I was angry and amazed at the arrogant and blatantly partisan tone of Voice of The Argus (January 8) concerning Southern Water's sewage treatment plans.
As a long-time resident of Peacehaven, I know something of the chequered history of the Portobello outfall and it does not make pretty reading. True, it has been in operation for at least 100 years but at the time it was built Brighton was a much smaller town.
Saltdean, Telscombe Cliffs and Peacehaven did not come into existence until after the First World War. During the past few decades, the outfall has been extended and patched up several times, at great personal expense to our local population, I may add.
Despite the area of beach below the Old Bastion Steps having always been a popular bathing spot with locals, the water quality, to my knowledge, has not once been tested by either Southern Water or the Environment Agency and many of our young people have suffered health problems most likely caused by bathing in the heavily polluted water.
It is nothing short of disgusting we are still having to endure the pumping of all Brighton and Hove's untreated sewage into the sea directly off our coastline. The filthy slicks of sludge are regularly carried on to our shorelines by the strong currents and prevailing winds and can be quite clearly seen from the cliff top.

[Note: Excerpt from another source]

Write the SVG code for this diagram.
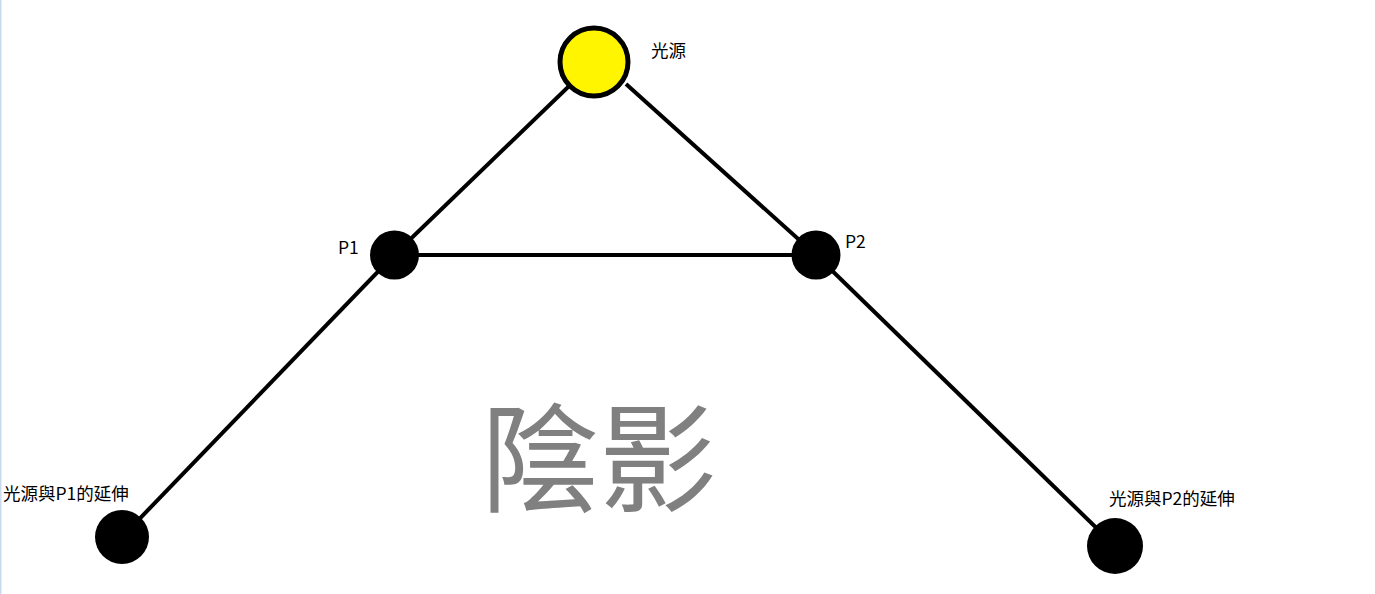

We will not be bullied by either Brighton and Hove City Council or Southern Water into allowing any further despoilation of our lovely cliffs and beaches (or our precious downland, for that matter) and will continue to exercise our right in opposing any such moves.
Brighton and Hove appears to be suffering from delusions of grandeur since severing ties with East Sussex and becoming a city, seemingly viewing the population of the smaller coastal towns between Falmer and Seaford as some kind of disenfranchised sub-species, only good for being the unfortunate recipients of all the waste it generates (not to mention its stadiums).
Let the dumper become a dumpee - the city has more brown and greenfield sites available than all the rest of us put together - and clean up its act so it can truly become the Place to Be instead of the neighbour from hell.